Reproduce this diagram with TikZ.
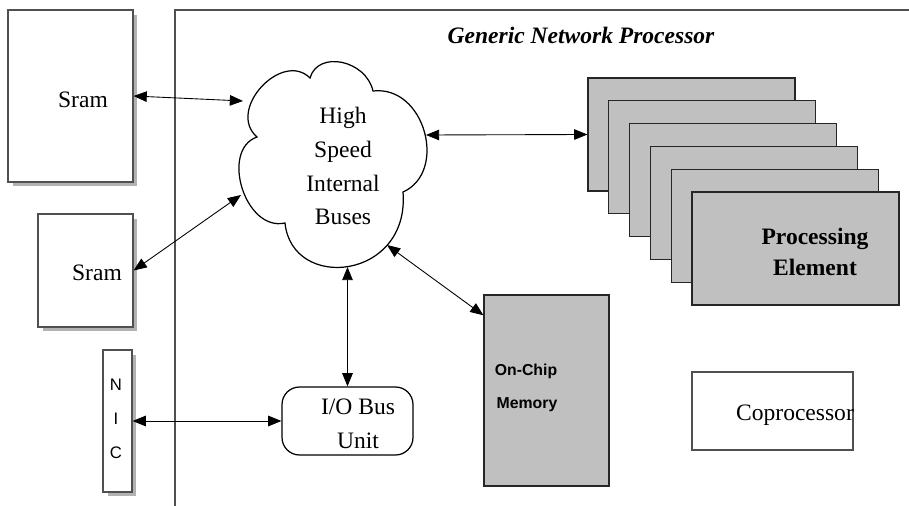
\documentclass[tikz,border=0pt]{standalone}
\usepackage{fontspec}
\setmainfont{Liberation Serif}
\setsansfont{Liberation Sans}
\usetikzlibrary{arrows.meta,shadows}

\definecolor{chipgray}{HTML}{C0C0C0}
\definecolor{edgegray}{HTML}{505050}

\tikzset{
  box/.style={draw=edgegray, line width=0.7pt, fill=white, inner sep=0pt},
  shadowed/.style={drop shadow={shadow xshift=0.09cm, shadow yshift=-0.09cm, fill=black!30, opacity=1}},
  graybox/.style={draw=black!85, line width=0.7pt, fill=chipgray, inner sep=0pt},
  conn/.style={<->, >={Triangle[length=7.5pt,width=6pt]}, line width=0.5pt},
  lbl/.style={font=\fontsize{13.4}{19.3}\selectfont, align=center, inner sep=0pt},
  sanslbl/.style={font=\sffamily\bfseries\fontsize{9}{11}\selectfont, inner sep=0pt},
  nicltr/.style={font=\sffamily\fontsize{9.5}{10}\selectfont, inner sep=0pt},
}

\begin{document}
\begin{tikzpicture}[x=0.02cm, y=-0.02cm]
\useasboundingbox (0,0) rectangle (909,506);

% chip frame
\draw[edgegray, line width=0.8pt] (909,10) -- (175,10) -- (175,506);
\node[lbl, font=\bfseries\itshape\fontsize{13.4}{16}\selectfont] (title) at (581,35) {Generic Network Processor};

% external parts
\node[box, shadowed, minimum width=2.5cm, minimum height=3.44cm] (sram1) at (70.5,96) {};
\node[lbl] (sram1txt) at (83,100) {Sram};
\node[box, shadowed, minimum width=1.9cm, minimum height=2.26cm] (sram2) at (85.5,270.5) {};
\node[lbl] (sram2txt) at (97,273) {Sram};
\node[box, shadowed, minimum width=0.58cm, minimum height=2.84cm] (nic) at (117.5,421) {};
\foreach \c/\y in {N/385,I/419,C/453}
  \node[nicltr] (nic\c) at (116,\y) {\c};

% bus cloud
\draw[line width=0.7pt] (257,137)
  .. controls (226,110) and (282,50) .. (310,78)
  .. controls (318,50) and (366,60) .. (373,91)
  .. controls (425,85) and (448,172) .. (403,192)
  .. controls (410,280) and (292,292) .. (285,223)
  .. controls (245,232) and (220,150) .. (257,137) -- cycle;
\node[lbl] (bus) at (343,166) {High\\Speed\\Internal\\Buses};
\coordinate (busA) at (243,101);
\coordinate (busB) at (241,195);
\coordinate (busC) at (426,135);
\coordinate (busD) at (347.5,267);
\coordinate (busE) at (387,245);

% processing elements
\foreach \k in {0,...,5}
  \node[graybox, minimum width=4.14cm, minimum height=2.26cm] (pe\k) at (691.5+20.8*\k,134.5+22.8*\k) {};
\node[lbl, font=\bfseries\fontsize{13.4}{17.6}\selectfont] (petxt) at (815,252) {Processing\\Element};

\node[graybox, minimum width=2.5cm, minimum height=3.82cm] (ocm) at (546.5,390.5) {};
\node[sanslbl] (ocmtxt1) at (526,371) {On-Chip};
\node[sanslbl] (ocmtxt2) at (527,405) {Memory};

\node[draw, line width=0.7pt, rounded corners=0.35cm, minimum width=2.62cm, minimum height=1.36cm] (io) at (347.5,421) {};
\node[lbl] (iotxt) at (358,424) {I/O Bus\\Unit};

\node[box, minimum width=3.22cm, minimum height=1.56cm] (copro) at (772.5,411) {};
\node[lbl] (coprotxt) at (795,415) {Coprocessor};

% connectors
\draw[conn] (sram1.east) -- (busA);
\draw[conn] (sram2.east) -- (busB);
\draw[conn] (busC) -- (pe0.west);
\draw[conn] (busD) -- (io.north);
\draw[conn] (busE) -- (ocm.130);
\draw[conn] (nic.east) -- (io.west);
\end{tikzpicture}
\end{document}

....

=== Written exercise ===
Copy the material above exactly and drop the pictures.

=== Written answer ===
Reproduce this diagram with TikZ.
\documentclass[tikz,border=0pt]{standalone}
\usepackage{fontspec}
\setmainfont{Liberation Serif}
\setsansfont{Liberation Sans}
\usetikzlibrary{arrows.meta,shadows}

\definecolor{chipgray}{HTML}{C0C0C0}
\definecolor{edgegray}{HTML}{505050}

\tikzset{
  box/.style={draw=edgegray, line width=0.7pt, fill=white, inner sep=0pt},
  shadowed/.style={drop shadow={shadow xshift=0.09cm, shadow yshift=-0.09cm, fill=black!30, opacity=1}},
  graybox/.style={draw=black!85, line width=0.7pt, fill=chipgray, inner sep=0pt},
  conn/.style={<->, >={Triangle[length=7.5pt,width=6pt]}, line width=0.5pt},
  lbl/.style={font=\fontsize{13.4}{19.3}\selectfont, align=center, inner sep=0pt},
  sanslbl/.style={font=\sffamily\bfseries\fontsize{9}{11}\selectfont, inner sep=0pt},
  nicltr/.style={font=\sffamily\fontsize{9.5}{10}\selectfont, inner sep=0pt},
}

\begin{document}
\begin{tikzpicture}[x=0.02cm, y=-0.02cm]
\useasboundingbox (0,0) rectangle (909,506);

% chip frame
\draw[edgegray, line width=0.8pt] (909,10) -- (175,10) -- (175,506);
\node[lbl, font=\bfseries\itshape\fontsize{13.4}{16}\selectfont] (title) at (581,35) {Generic Network Processor};

% external parts
\node[box, shadowed, minimum width=2.5cm, minimum height=3.44cm] (sram1) at (70.5,96) {};
\node[lbl] (sram1txt) at (83,100) {Sram};
\node[box, shadowed, minimum width=1.9cm, minimum height=2.26cm] (sram2) at (85.5,270.5) {};
\node[lbl] (sram2txt) at (97,273) {Sram};
\node[box, shadowed, minimum width=0.58cm, minimum height=2.84cm] (nic) at (117.5,421) {};
\foreach \c/\y in {N/385,I/419,C/453}
  \node[nicltr] (nic\c) at (116,\y) {\c};

% bus cloud
\draw[line width=0.7pt] (257,137)
  .. controls (226,110) and (282,50) .. (310,78)
  .. controls (318,50) and (366,60) .. (373,91)
  .. controls (425,85) and (448,172) .. (403,192)
  .. controls (410,280) and (292,292) .. (285,223)
  .. controls (245,232) and (220,150) .. (257,137) -- cycle;
\node[lbl] (bus) at (343,166) {High\\Speed\\Internal\\Buses};
\coordinate (busA) at (243,101);
\coordinate (busB) at (241,195);
\coordinate (busC) at (426,135);
\coordinate (busD) at (347.5,267);
\coordinate (busE) at (387,245);

% processing elements
\foreach \k in {0,...,5}
  \node[graybox, minimum width=4.14cm, minimum height=2.26cm] (pe\k) at (691.5+20.8*\k,134.5+22.8*\k) {};
\node[lbl, font=\bfseries\fontsize{13.4}{17.6}\selectfont] (petxt) at (815,252) {Processing\\Element};

\node[graybox, minimum width=2.5cm, minimum height=3.82cm] (ocm) at (546.5,390.5) {};
\node[sanslbl] (ocmtxt1) at (526,371) {On-Chip};
\node[sanslbl] (ocmtxt2) at (527,405) {Memory};

\node[draw, line width=0.7pt, rounded corners=0.35cm, minimum width=2.62cm, minimum height=1.36cm] (io) at (347.5,421) {};
\node[lbl] (iotxt) at (358,424) {I/O Bus\\Unit};

\node[box, minimum width=3.22cm, minimum height=1.56cm] (copro) at (772.5,411) {};
\node[lbl] (coprotxt) at (795,415) {Coprocessor};

% connectors
\draw[conn] (sram1.east) -- (busA);
\draw[conn] (sram2.east) -- (busB);
\draw[conn] (busC) -- (pe0.west);
\draw[conn] (busD) -- (io.north);
\draw[conn] (busE) -- (ocm.130);
\draw[conn] (nic.east) -- (io.west);
\end{tikzpicture}
\end{document}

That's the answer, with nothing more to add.